**Given information:**
------
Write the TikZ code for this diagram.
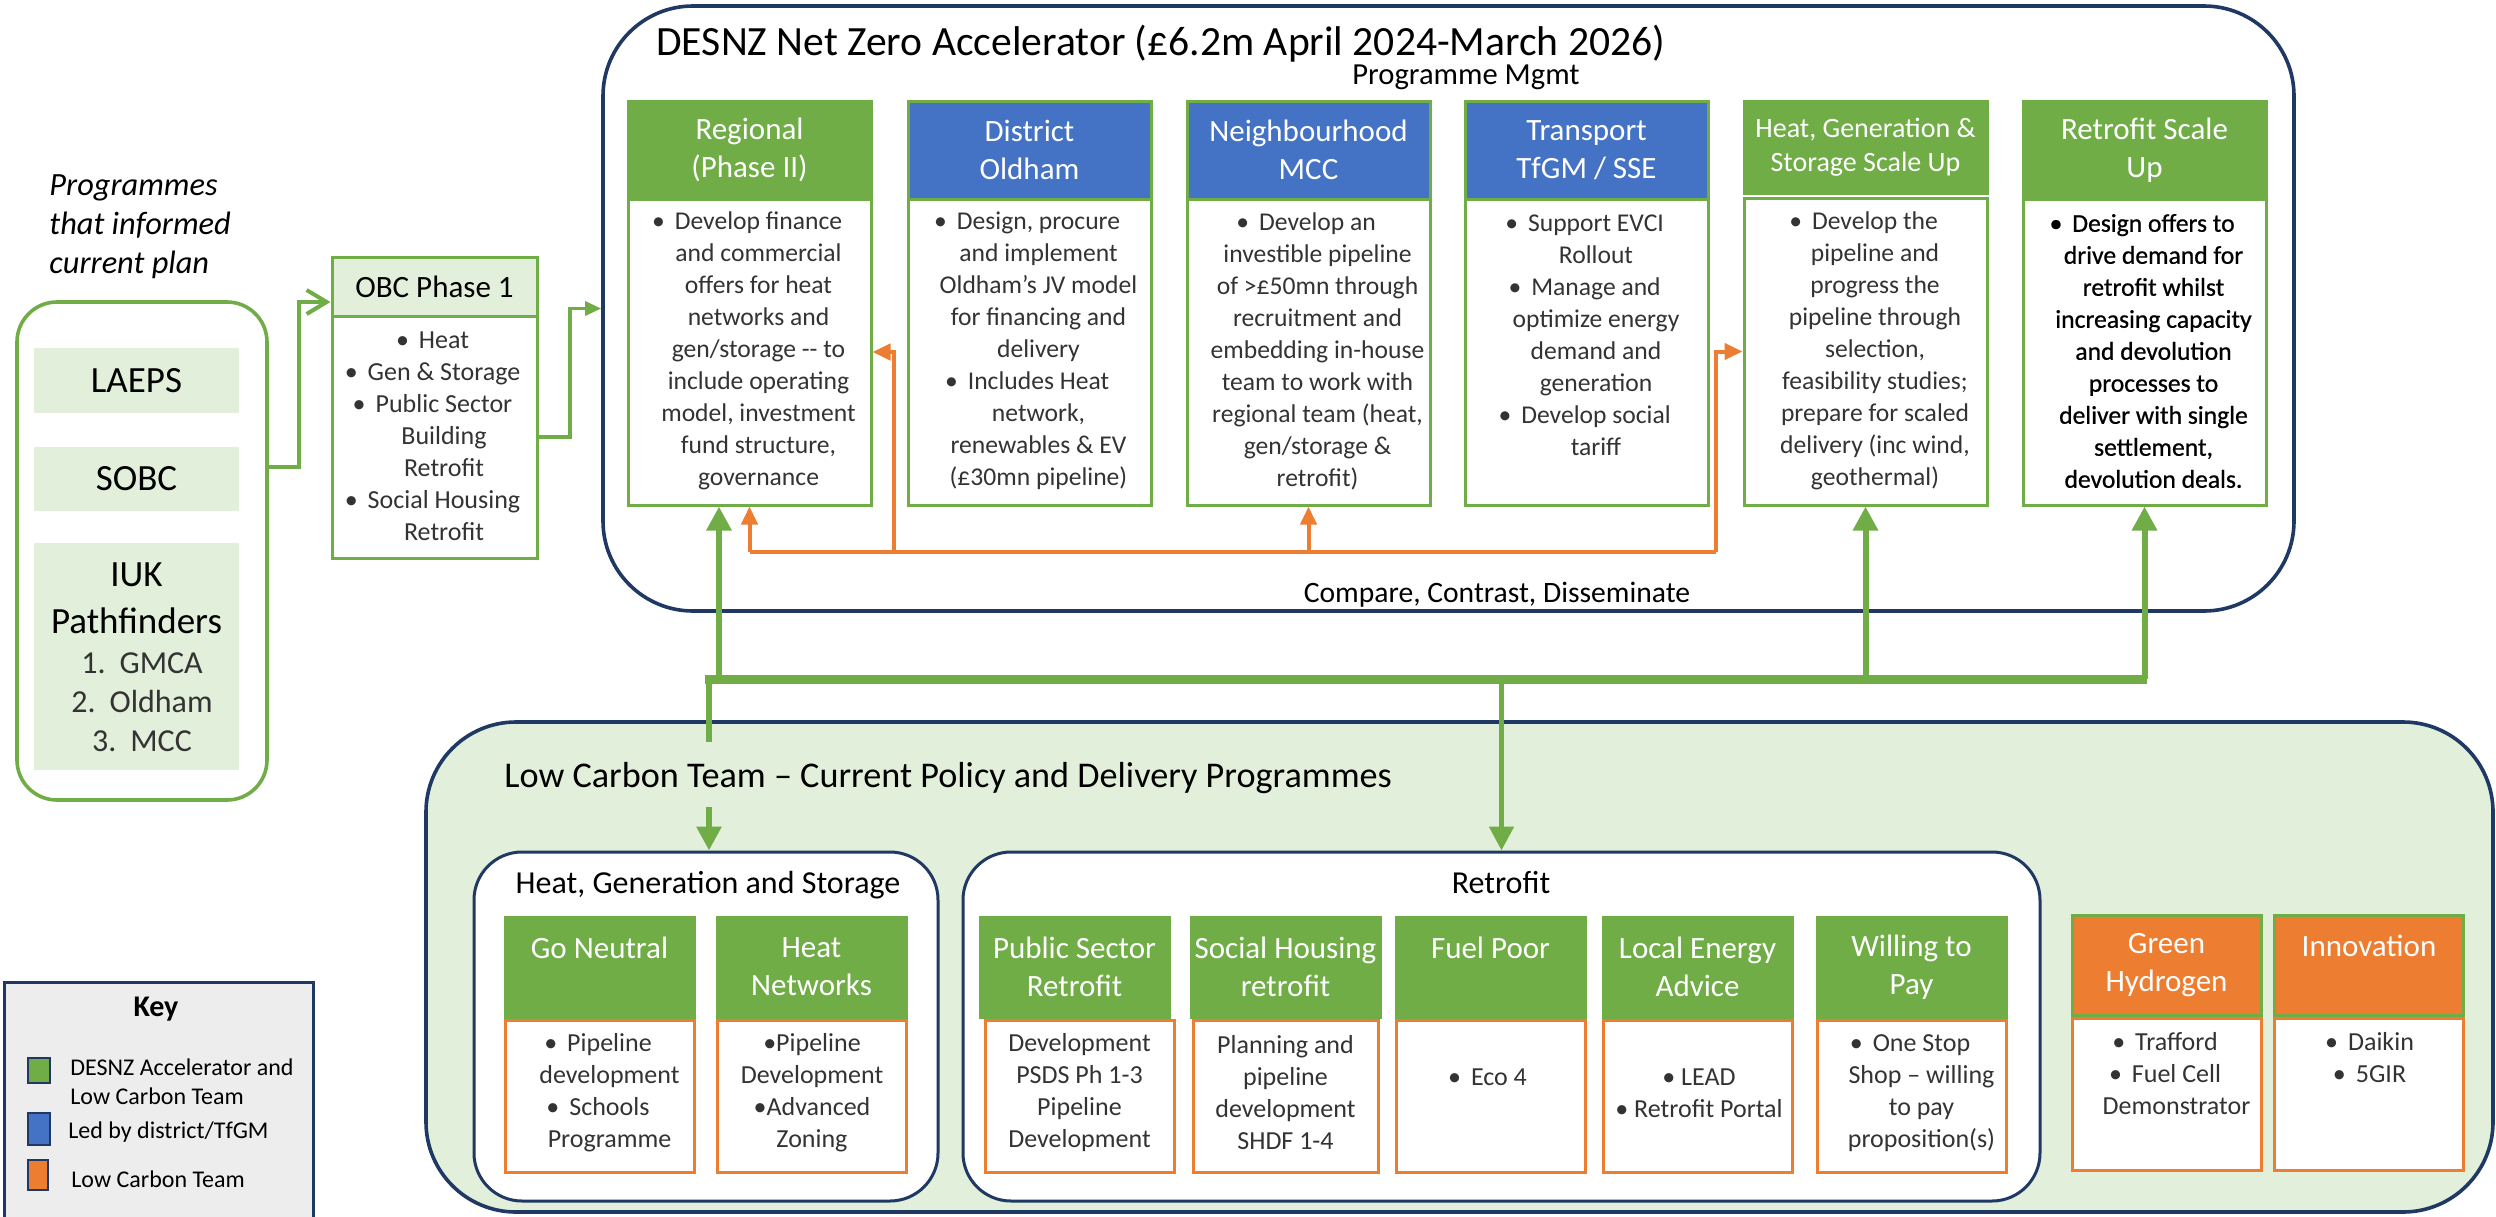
\documentclass[tikz,border=0pt]{standalone}
\usepackage{fontspec}
\setmainfont{Carlito}
\newfontface\semib[RawFeature={embolden=0.7}]{Carlito}
\usetikzlibrary{arrows.meta}
\definecolor{cgreen}{HTML}{70AD47}
\definecolor{cblue}{HTML}{4472C4}
\definecolor{corange}{HTML}{ED7D31}
\definecolor{cnavy}{HTML}{1F3864}
\definecolor{clight}{HTML}{E2EFDA}
\definecolor{ckey}{HTML}{EDEDED}
\definecolor{ctext}{HTML}{333333}
\newcommand\bulx{\llap{•\hspace{5pt}}}
\tikzset{
  sz/.style 2 args={minimum width=#1*0.5pt, minimum height=#2*0.5pt, inner sep=0pt},
  roundbox/.style={draw=cnavy, line width=1.8pt, rounded corners=45pt},
  subbox/.style={draw=cnavy, fill=white, line width=1.5pt, rounded corners=24pt},
  hdr/.style={draw=cgreen, fill=cgreen, line width=1.5pt, text=white, align=center, font=\fontsize{15.5}{19}\selectfont},
  bhdr/.style={hdr, fill=cblue},
  ohdr/.style={hdr, fill=corange},
  gbox/.style={draw=cgreen, fill=white, line width=1.5pt},
  obox/.style={draw=corange, fill=white, line width=1.5pt},
  bodytxt/.style={align=center, text=ctext, inner sep=0pt, font=\fontsize{12.8}{16}\selectfont},
  lowtxt/.style={align=center, text=ctext, inner sep=0pt, font=\fontsize{13}{16}\selectfont},
  item/.style={fill=clight, text=black, align=center},
  keysq/.style={draw=cnavy, line width=1.2pt},
  keytxt/.style={align=left, text=black, inner sep=0pt, font=\fontsize{12}{14.5}\selectfont},
  oline/.style={draw=corange, line width=2pt},
  oarr/.style={oline, -{Triangle[length=9pt, width=8pt]}},
  garr/.style={draw=cgreen, line width=3pt, -{Triangle[length=12pt, width=12pt]}},
  gbar/.style={draw=cgreen, line width=4.5pt},
  gopen/.style={draw=cgreen, line width=2pt, -{Straight Barb[length=10pt, width=12pt]}},
  gthin/.style={draw=cgreen, line width=1.6pt, -{Triangle[length=8pt, width=7pt]}}
}
\begin{document}
\begin{tikzpicture}[x=0.5pt, y=-0.5pt]
\useasboundingbox[fill=white] (0,0) rectangle (2496,1216);

% ---------- big containers ----------
\node[roundbox, fill=white, sz={1691}{605}] (desnz) at (1448.5,308.5) {};
\node[roundbox, fill=clight, sz={2067}{490}] (lct) at (1459.5,967) {};

% ---------- left column ----------
\node[anchor=west, align=left, inner sep=0pt, font=\itshape\fontsize{16.2}{19.5}\selectfont] (informed) at (49,227) {Programmes\\that informed\\current plan};
\node[draw=cgreen, line width=1.8pt, rounded corners=20pt, sz={250}{498}] (prog) at (142,551) {};
\node[item, sz={205}{65}, font=\fontsize{18.5}{22}\selectfont] (laeps) at (136.5,380.5) {LAEPS};
\node[item, sz={205}{64}, font=\fontsize{18.5}{22}\selectfont] (sobc) at (136.5,479) {SOBC};
\node[item, sz={205}{227}] (iuk) at (136.5,656.5) {};
\node[align=center, inner sep=0pt, font=\fontsize{18.5}{23.5}\selectfont] (iukt) at (136.5,598.5) {IUK\\Pathfinders};
\node[align=center, inner sep=0pt, text=ctext, font=\fontsize{16}{19.5}\selectfont] (iukl) at (142,702) {1.\hspace{7pt}GMCA\\2.\hspace{7pt}Oldham\\3.\hspace{7pt}MCC};

% ---------- OBC ----------
\node[draw=cgreen, fill=clight, line width=1.5pt, sz={205}{59}, font=\fontsize{15.5}{19}\selectfont] (obcH) at (434.5,286.5) {OBC Phase 1};
\node[gbox, sz={205}{242}] (obcB) at (434.5,437) {};
\node[lowtxt] (obcT) at (444,436) {\bulx Heat\\\bulx Gen \& Storage\\\bulx Public Sector\\Building\\Retrofit\\\bulx Social Housing\\Retrofit};

% ---------- DESNZ titles ----------
\node[anchor=base west, inner sep=0pt, font=\fontsize{20.8}{24}\selectfont] (title) at (656,55) {DESNZ Net Zero Accelerator (£6.2m April 2024-March 2026)};
\node[anchor=base, inner sep=0pt, font=\fontsize{15.3}{18}\selectfont] (pm) at (1466,84) {Programme Mgmt};
\node[anchor=base, inner sep=0pt, font=\fontsize{14.8}{17}\selectfont] (ccd) at (1497,602) {Compare, Contrast, Disseminate};

% ---------- top boxes ----------
\node[hdr, sz={243}{98}] (rgH) at (749.5,150) {Regional\\(Phase II)};
\node[gbox, sz={243}{306}] (rgB) at (749.5,352) {};
\node[bodytxt] (rgT) at (758.5,351) {\bulx Develop finance\\and commercial\\offers for heat\\networks and\\gen/storage -{}- to\\include operating\\model, investment\\fund structure,\\governance};

\node[bhdr, sz={243}{98}] (dsH) at (1029.5,150) {District\\Oldham};
\node[gbox, sz={243}{306}] (dsB) at (1029.5,352) {};
\node[bodytxt] (dsT) at (1038.5,351) {\bulx Design, procure\\and implement\\Oldham's JV model\\for financing and\\delivery\\\bulx Includes Heat\\network,\\renewables \& EV\\(£30mn pipeline)};

\node[bhdr, sz={243}{98}] (nbH) at (1308.5,150) {Neighbourhood\\MCC};
\node[gbox, sz={243}{306}] (nbB) at (1308.5,352) {};
\node[bodytxt] (nbT) at (1317.5,351) {\bulx Develop an\\investible pipeline\\of >£50mn through\\recruitment and\\embedding in-house\\team to work with\\regional team (heat,\\gen/storage \&\\retrofit)};

\node[bhdr, sz={243}{98}] (trH) at (1586.5,150) {Transport\\TfGM / SSE};
\node[gbox, sz={243}{306}] (trB) at (1586.5,352) {};
\node[bodytxt] (trT) at (1596,335) {\bulx Support EVCI\\Rollout\\\bulx Manage and\\optimize energy\\demand and\\generation\\\bulx Develop social\\tariff};

\node[hdr, sz={243}{92}, font=\fontsize{14}{17}\selectfont] (hgH) at (1865.5,147) {Heat, Generation \&\\Storage Scale Up};
\node[gbox, sz={243}{307}] (hgB) at (1865.5,351.5) {};
\node[bodytxt] (hgT) at (1875,351) {\bulx Develop the\\pipeline and\\progress the\\pipeline through\\selection,\\feasibility studies;\\prepare for scaled\\delivery (inc wind,\\geothermal)};

\node[hdr, sz={243}{98}] (rsH) at (2144.5,150) {Retrofit Scale\\Up};
\node[gbox, sz={243}{306}] (rsB) at (2144.5,352) {};
\node[bodytxt, text=black, font=\semib\fontsize{12.8}{16}\selectfont] (rsT) at (2153.5,351) {\bulx Design offers to\\drive demand for\\retrofit whilst\\increasing capacity\\and devolution\\processes to\\deliver with single\\settlement,\\devolution deals.};

% ---------- lower sub-containers ----------
\node[subbox, sz={464}{349}] (hgs) at (706,1026.5) {};
\node[anchor=base, inner sep=0pt, font=\fontsize{16}{19}\selectfont] (hgst) at (708,893) {Heat, Generation and Storage};
\node[subbox, sz={1077}{349}] (retro) at (1501.5,1026.5) {};
\node[anchor=base, inner sep=0pt, font=\fontsize{16}{19}\selectfont] (retrot) at (1501,893) {Retrofit};

% ---------- lower boxes ----------
\node[hdr, sz={189}{100}] (gnH) at (599.5,967) {Go Neutral\\\mbox{}};
\node[obox, sz={189}{152}] (gnB) at (599.5,1096) {};
\node[lowtxt] (gnT) at (609.5,1093) {\bulx Pipeline\\development\\\bulx Schools\\Programme};

\node[hdr, sz={189}{100}] (hnH) at (811.5,967) {Heat\\Networks};
\node[obox, sz={189}{152}] (hnB) at (811.5,1096) {};
\node[lowtxt] (hnT) at (812,1093) {•Pipeline\\Development\\•Advanced\\Zoning};

\node[hdr, sz={189}{100}] (psH) at (1074.5,967) {Public Sector\\Retrofit};
\node[obox, sz={189}{152}] (psB) at (1079.5,1096) {};
\node[lowtxt] (psT) at (1079.5,1093) {Development\\PSDS Ph 1-3\\Pipeline\\Development};

\node[hdr, sz={189}{100}] (shH) at (1285.5,967) {Social Housing\\retrofit};
\node[obox, sz={185}{152}] (shB) at (1285.5,1096) {};
\node[lowtxt] (shT) at (1285.5,1093) {Planning and\\pipeline\\development\\SHDF 1-4};

\node[hdr, sz={189}{100}] (fpH) at (1490.5,967) {Fuel Poor\\\mbox{}};
\node[obox, sz={189}{152}] (fpB) at (1490.5,1096) {};
\node[lowtxt] (fpT) at (1499,1077) {\bulx Eco 4};

\node[hdr, sz={189}{100}] (leH) at (1697.5,967) {Local Energy\\Advice};
\node[obox, sz={189}{152}] (leB) at (1697.5,1096) {};
\node[lowtxt] (leT) at (1699,1093) {• LEAD\\• Retrofit Portal};

\node[hdr, sz={189}{100}] (wpH) at (1911.5,967) {Willing to\\Pay};
\node[obox, sz={189}{152}] (wpB) at (1911.5,1096) {};
\node[lowtxt] (wpT) at (1921.5,1093) {\bulx One Stop\\Shop – willing\\to pay\\proposition(s)};

\node[ohdr, sz={189}{100}] (ghH) at (2166.5,965) {Green\\Hydrogen};
\node[obox, sz={189}{152}] (ghB) at (2166.5,1094) {};
\node[lowtxt] (ghT) at (2176.5,1074) {\bulx Trafford\\\bulx Fuel Cell\\Demonstrator};

\node[ohdr, sz={189}{100}] (inH) at (2369,965) {Innovation\\\mbox{}};
\node[obox, sz={189}{152}] (inB) at (2369,1094) {};
\node[lowtxt] (inT) at (2381,1058) {\bulx Daikin\\\bulx 5GIR};

% ---------- connectors: left ----------
\draw[gopen] (prog.east |- 0,467) -- (299,467) |- (obcH.west |- 0,302);
\draw[gthin] (obcB.east) -- (570,437) |- (desnz.west);

% ---------- connectors: orange ----------
\coordinate (oA) at (749.5,552);
\coordinate (oB) at (894,552);
\coordinate (oC) at (1308.5,552);
\coordinate (oD) at (1716,552);
\draw[oline] (oA) -- (oD);
\draw[oarr] (oA) -- (rgB.south);
\draw[oarr] (oB) |- (rgB.east);
\draw[oarr] (oC) -- (nbB.south);
\draw[oarr] (oD) |- (hgB.west);

% ---------- connectors: green ----------
\coordinate (gL) at (705,679);
\coordinate (gR) at (2147,679);
\coordinate (g1) at (719,679);
\coordinate (g2) at (1865.5,679);
\coordinate (g3) at (2144.5,679);
\coordinate (g4) at (709,679);
\coordinate (g5) at (1501.5,679);
\draw[gbar] (gL) -- (gR);
\draw[garr] (g1) -- (g1 |- rgB.south);
\draw[garr] (g2) -- (hgB.south);
\draw[garr] (g3) -- (rsB.south);
\draw[garr] (g4) -- (g4 |- hgs.north);
\draw[garr, line width=2.6pt] (g5) -- (retro.north);

% ---------- lower title (covers the line) ----------
\node[anchor=base west, fill=clight, inner xsep=2pt, inner ysep=0pt, text height=22.5pt, text depth=10pt, font=\fontsize{18.1}{21}\selectfont] (lctt) at (500,787) {Low Carbon Team – Current Policy and Delivery Programmes};

% ---------- key ----------
\node[draw=cnavy, fill=ckey, line width=1.5pt, sz={309}{245}, anchor=north west] (key) at (3,981) {};
\node[inner sep=0pt, font=\bfseries\fontsize{15}{18}\selectfont] (keyt) at (156,1009) {Key};
\node[keysq, fill=cgreen, sz={22}{25}] (k1) at (39,1070.5) {};
\node[keysq, fill=cblue, sz={22}{32}] (k2) at (39,1129) {};
\node[keysq, fill=corange, sz={20}{30}] (k3) at (38,1175) {};
\node[keytxt, anchor=west] (k1t) at (70,1081.5) {DESNZ Accelerator and\\Low Carbon Team};
\node[keytxt, anchor=west] (k2t) at (68,1132) {Led by district/TfGM};
\node[keytxt, anchor=west] (k3t) at (71,1179) {Low Carbon Team};
\end{tikzpicture}
\end{document}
------
**Given problem:** Restate the data word for word from its first line through the line with "(lct) at (1459.5,967)", leaving out any picture along the way.

**Worked answer:**
Write the TikZ code for this diagram.
\documentclass[tikz,border=0pt]{standalone}
\usepackage{fontspec}
\setmainfont{Carlito}
\newfontface\semib[RawFeature={embolden=0.7}]{Carlito}
\usetikzlibrary{arrows.meta}
\definecolor{cgreen}{HTML}{70AD47}
\definecolor{cblue}{HTML}{4472C4}
\definecolor{corange}{HTML}{ED7D31}
\definecolor{cnavy}{HTML}{1F3864}
\definecolor{clight}{HTML}{E2EFDA}
\definecolor{ckey}{HTML}{EDEDED}
\definecolor{ctext}{HTML}{333333}
\newcommand\bulx{\llap{•\hspace{5pt}}}
\tikzset{
  sz/.style 2 args={minimum width=#1*0.5pt, minimum height=#2*0.5pt, inner sep=0pt},
  roundbox/.style={draw=cnavy, line width=1.8pt, rounded corners=45pt},
  subbox/.style={draw=cnavy, fill=white, line width=1.5pt, rounded corners=24pt},
  hdr/.style={draw=cgreen, fill=cgreen, line width=1.5pt, text=white, align=center, font=\fontsize{15.5}{19}\selectfont},
  bhdr/.style={hdr, fill=cblue},
  ohdr/.style={hdr, fill=corange},
  gbox/.style={draw=cgreen, fill=white, line width=1.5pt},
  obox/.style={draw=corange, fill=white, line width=1.5pt},
  bodytxt/.style={align=center, text=ctext, inner sep=0pt, font=\fontsize{12.8}{16}\selectfont},
  lowtxt/.style={align=center, text=ctext, inner sep=0pt, font=\fontsize{13}{16}\selectfont},
  item/.style={fill=clight, text=black, align=center},
  keysq/.style={draw=cnavy, line width=1.2pt},
  keytxt/.style={align=left, text=black, inner sep=0pt, font=\fontsize{12}{14.5}\selectfont},
  oline/.style={draw=corange, line width=2pt},
  oarr/.style={oline, -{Triangle[length=9pt, width=8pt]}},
  garr/.style={draw=cgreen, line width=3pt, -{Triangle[length=12pt, width=12pt]}},
  gbar/.style={draw=cgreen, line width=4.5pt},
  gopen/.style={draw=cgreen, line width=2pt, -{Straight Barb[length=10pt, width=12pt]}},
  gthin/.style={draw=cgreen, line width=1.6pt, -{Triangle[length=8pt, width=7pt]}}
}
\begin{document}
\begin{tikzpicture}[x=0.5pt, y=-0.5pt]
\useasboundingbox[fill=white] (0,0) rectangle (2496,1216);

% ---------- big containers ----------
\node[roundbox, fill=white, sz={1691}{605}] (desnz) at (1448.5,308.5) {};
\node[roundbox, fill=clight, sz={2067}{490}] (lct) at (1459.5,967) {};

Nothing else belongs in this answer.